### Supplied information

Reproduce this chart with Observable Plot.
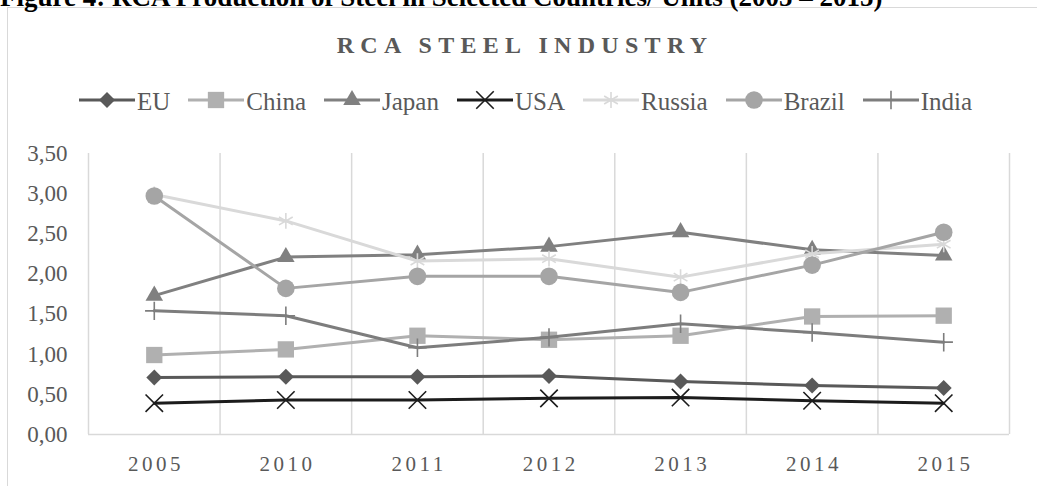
<!DOCTYPE html>
<html><head><meta charset="utf-8">
<script src="https://cdn.jsdelivr.net/npm/d3@7"></script>
<script src="https://cdn.jsdelivr.net/npm/@observablehq/plot@0.6"></script>
<style>
html,body{margin:0;padding:0;background:#fff;}
body{width:1037px;height:486px;overflow:hidden;position:relative;font-family:"Liberation Serif","Times New Roman",serif;}
#caption{position:absolute;left:0;top:-16px;font-weight:bold;font-size:27px;line-height:1;color:#000;white-space:nowrap;}
#frame{position:absolute;left:7px;top:7px;width:1200px;height:700px;border-left:1.5px solid #d9d9d9;border-top:1.5px solid #d9d9d9;}
#title{position:absolute;left:0;width:1038px;padding-left:6px;top:33px;text-align:center;font-weight:bold;font-size:24px;line-height:1;letter-spacing:6.3px;color:#595959;white-space:nowrap;}
#legend{position:absolute;left:79px;top:89px;display:flex;align-items:flex-start;font-size:25px;line-height:1;color:#595959;white-space:nowrap;}
#legend .item{display:flex;align-items:flex-start;margin-right:18px;}
#legend .item span{margin-left:2px;}
#chart{position:absolute;left:0;top:0;}
#chart g[aria-label="x-axis tick label"] text{letter-spacing:3.5px;}
</style>
</head><body>
<div id="frame"></div>
<div id="caption">Figure 4: RCA Production of Steel in Selected Countries/ Units (2005 – 2015)</div>
<div id="title">RCA STEEL INDUSTRY</div>
<div id="legend"></div>
<div id="chart"></div>
<script>
const years = ["2005","2010","2011","2012","2013","2014","2015"];
const seriesNames = ["EU","China","Japan","USA","Russia","Brazil","India"];
const EU     = [0.71, 0.72, 0.72, 0.73, 0.66, 0.61, 0.58];
const China  = [0.99, 1.06, 1.23, 1.18, 1.23, 1.47, 1.48];
const Japan  = [1.73, 2.21, 2.24, 2.34, 2.52, 2.30, 2.23];
const USA    = [0.39, 0.43, 0.43, 0.45, 0.46, 0.42, 0.39];
const Russia = [2.99, 2.66, 2.16, 2.19, 1.96, 2.25, 2.37];
const Brazil = [2.97, 1.82, 1.97, 1.97, 1.77, 2.11, 2.52];
const India  = [1.54, 1.48, 1.08, 1.21, 1.38, 1.27, 1.15];
const yTicks = [0, 0.5, 1, 1.5, 2, 2.5, 3, 3.5];

const seriesValues = [EU, China, Japan, USA, Russia, Brazil, India];
// styling per series
const styles = {
  EU:     {color:"#595959", symbol:"diamond2", r:7.2, filled:true},
  China:  {color:"#b0b0b0", symbol:"square",   r:9.2, filled:true},
  Japan:  {color:"#808080", symbol:"triangle", r:6.5, filled:true},
  USA:    {color:"#1c1c1c", symbol:"times",    r:8.0, filled:false},
  Russia: {color:"#d9d9d9", symbol:"asterisk", r:7.5, filled:false},
  Brazil: {color:"#a5a5a5", symbol:"circle",   r:8.8, filled:true},
  India:  {color:"#7d7d7d", symbol:"plus",     r:6.0, filled:false}
};

const idx = d3.range(years.length);
const marks = [
  Plot.ruleX(d3.range(years.length + 1).map(i => i - 0.5), {stroke:"#d9d9d9", strokeWidth:1.5}),
  Plot.ruleY([0], {stroke:"#d9d9d9", strokeWidth:1.5}),
  Plot.axisX(idx, {tickSize:0, tickPadding:22, tickFormat: i => years[i], fontSize:21, dx:1.75, label:null}),
  Plot.axisY(yTicks, {tickSize:0, tickPadding:21, tickFormat: d => d.toFixed(2).replace(".", ","), fontSize:23, label:null})
];
seriesNames.forEach((name, k) => {
  const s = styles[name];
  const data = seriesValues[k].map((v, i) => ({i, v}));
  marks.push(Plot.line(data, {x:"i", y:"v", stroke:s.color, strokeWidth:3, strokeLinejoin:"round", strokeLinecap:"round"}));
  marks.push(Plot.dot(data, s.filled
    ? {x:"i", y:"v", symbol:s.symbol, r:s.r, fill:s.color, stroke:"none"}
    : {x:"i", y:"v", symbol:s.symbol, r:s.r, fill:"none", stroke:s.color, strokeWidth:1.6}));
});

const chart = Plot.plot({
  width:1037, height:486,
  marginTop:153, marginBottom:52, marginLeft:88, marginRight:28,
  style:{fontFamily:"'Liberation Serif','Times New Roman',serif", color:"#595959", background:"transparent", overflow:"visible"},
  x:{type:"linear", domain:[-0.5, years.length - 0.5], axis:null, label:null},
  y:{domain:[0, 3.5], axis:null, label:null},
  marks
});
document.getElementById("chart").appendChild(chart);

// legend
const legend = document.getElementById("legend");
const symMap = {diamond2:d3.symbolDiamond2, square:d3.symbolSquare, triangle:d3.symbolTriangle,
  times:d3.symbolTimes, asterisk:d3.symbolAsterisk, circle:d3.symbolCircle, plus:d3.symbolPlus};
seriesNames.forEach(name => {
  const s = styles[name];
  const item = document.createElement("div");
  item.className = "item";
  const svg = d3.create("svg").attr("width", 56).attr("height", 25);
  svg.append("line").attr("x1", 0).attr("x2", 56).attr("y1", 11).attr("y2", 11)
    .attr("stroke", s.color).attr("stroke-width", 3);
  const p = svg.append("path").attr("transform", "translate(28,11)")
    .attr("d", d3.symbol(symMap[s.symbol], s.r * s.r * Math.PI)());
  if (s.filled) p.attr("fill", s.color); else p.attr("fill", "none").attr("stroke", s.color).attr("stroke-width", 1.6);
  item.appendChild(svg.node());
  const t = document.createElement("span");
  t.textContent = name;
  item.appendChild(t);
  legend.appendChild(item);
});
</script>
</body></html>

### What the exercise asks
Write the material out again exactly as it appears, dropping the pictures.

### Full solution
Reproduce this chart with Observable Plot.
<!DOCTYPE html>
<html><head><meta charset="utf-8">
<script src="https://cdn.jsdelivr.net/npm/d3@7"></script>
<script src="https://cdn.jsdelivr.net/npm/@observablehq/plot@0.6"></script>
<style>
html,body{margin:0;padding:0;background:#fff;}
body{width:1037px;height:486px;overflow:hidden;position:relative;font-family:"Liberation Serif","Times New Roman",serif;}
#caption{position:absolute;left:0;top:-16px;font-weight:bold;font-size:27px;line-height:1;color:#000;white-space:nowrap;}
#frame{position:absolute;left:7px;top:7px;width:1200px;height:700px;border-left:1.5px solid #d9d9d9;border-top:1.5px solid #d9d9d9;}
#title{position:absolute;left:0;width:1038px;padding-left:6px;top:33px;text-align:center;font-weight:bold;font-size:24px;line-height:1;letter-spacing:6.3px;color:#595959;white-space:nowrap;}
#legend{position:absolute;left:79px;top:89px;display:flex;align-items:flex-start;font-size:25px;line-height:1;color:#595959;white-space:nowrap;}
#legend .item{display:flex;align-items:flex-start;margin-right:18px;}
#legend .item span{margin-left:2px;}
#chart{position:absolute;left:0;top:0;}
#chart g[aria-label="x-axis tick label"] text{letter-spacing:3.5px;}
</style>
</head><body>
<div id="frame"></div>
<div id="caption">Figure 4: RCA Production of Steel in Selected Countries/ Units (2005 – 2015)</div>
<div id="title">RCA STEEL INDUSTRY</div>
<div id="legend"></div>
<div id="chart"></div>
<script>
const years = ["2005","2010","2011","2012","2013","2014","2015"];
const seriesNames = ["EU","China","Japan","USA","Russia","Brazil","India"];
const EU     = [0.71, 0.72, 0.72, 0.73, 0.66, 0.61, 0.58];
const China  = [0.99, 1.06, 1.23, 1.18, 1.23, 1.47, 1.48];
const Japan  = [1.73, 2.21, 2.24, 2.34, 2.52, 2.30, 2.23];
const USA    = [0.39, 0.43, 0.43, 0.45, 0.46, 0.42, 0.39];
const Russia = [2.99, 2.66, 2.16, 2.19, 1.96, 2.25, 2.37];
const Brazil = [2.97, 1.82, 1.97, 1.97, 1.77, 2.11, 2.52];
const India  = [1.54, 1.48, 1.08, 1.21, 1.38, 1.27, 1.15];
const yTicks = [0, 0.5, 1, 1.5, 2, 2.5, 3, 3.5];

const seriesValues = [EU, China, Japan, USA, Russia, Brazil, India];
// styling per series
const styles = {
  EU:     {color:"#595959", symbol:"diamond2", r:7.2, filled:true},
  China:  {color:"#b0b0b0", symbol:"square",   r:9.2, filled:true},
  Japan:  {color:"#808080", symbol:"triangle", r:6.5, filled:true},
  USA:    {color:"#1c1c1c", symbol:"times",    r:8.0, filled:false},
  Russia: {color:"#d9d9d9", symbol:"asterisk", r:7.5, filled:false},
  Brazil: {color:"#a5a5a5", symbol:"circle",   r:8.8, filled:true},
  India:  {color:"#7d7d7d", symbol:"plus",     r:6.0, filled:false}
};

const idx = d3.range(years.length);
const marks = [
  Plot.ruleX(d3.range(years.length + 1).map(i => i - 0.5), {stroke:"#d9d9d9", strokeWidth:1.5}),
  Plot.ruleY([0], {stroke:"#d9d9d9", strokeWidth:1.5}),
  Plot.axisX(idx, {tickSize:0, tickPadding:22, tickFormat: i => years[i], fontSize:21, dx:1.75, label:null}),
  Plot.axisY(yTicks, {tickSize:0, tickPadding:21, tickFormat: d => d.toFixed(2).replace(".", ","), fontSize:23, label:null})
];
seriesNames.forEach((name, k) => {
  const s = styles[name];
  const data = seriesValues[k].map((v, i) => ({i, v}));
  marks.push(Plot.line(data, {x:"i", y:"v", stroke:s.color, strokeWidth:3, strokeLinejoin:"round", strokeLinecap:"round"}));
  marks.push(Plot.dot(data, s.filled
    ? {x:"i", y:"v", symbol:s.symbol, r:s.r, fill:s.color, stroke:"none"}
    : {x:"i", y:"v", symbol:s.symbol, r:s.r, fill:"none", stroke:s.color, strokeWidth:1.6}));
});

const chart = Plot.plot({
  width:1037, height:486,
  marginTop:153, marginBottom:52, marginLeft:88, marginRight:28,
  style:{fontFamily:"'Liberation Serif','Times New Roman',serif", color:"#595959", background:"transparent", overflow:"visible"},
  x:{type:"linear", domain:[-0.5, years.length - 0.5], axis:null, label:null},
  y:{domain:[0, 3.5], axis:null, label:null},
  marks
});
document.getElementById("chart").appendChild(chart);

// legend
const legend = document.getElementById("legend");
const symMap = {diamond2:d3.symbolDiamond2, square:d3.symbolSquare, triangle:d3.symbolTriangle,
  times:d3.symbolTimes, asterisk:d3.symbolAsterisk, circle:d3.symbolCircle, plus:d3.symbolPlus};
seriesNames.forEach(name => {
  const s = styles[name];
  const item = document.createElement("div");
  item.className = "item";
  const svg = d3.create("svg").attr("width", 56).attr("height", 25);
  svg.append("line").attr("x1", 0).attr("x2", 56).attr("y1", 11).attr("y2", 11)
    .attr("stroke", s.color).attr("stroke-width", 3);
  const p = svg.append("path").attr("transform", "translate(28,11)")
    .attr("d", d3.symbol(symMap[s.symbol], s.r * s.r * Math.PI)());
  if (s.filled) p.attr("fill", s.color); else p.attr("fill", "none").attr("stroke", s.color).attr("stroke-width", 1.6);
  item.appendChild(svg.node());
  const t = document.createElement("span");
  t.textContent = name;
  item.appendChild(t);
  legend.appendChild(item);
});
</script>
</body></html>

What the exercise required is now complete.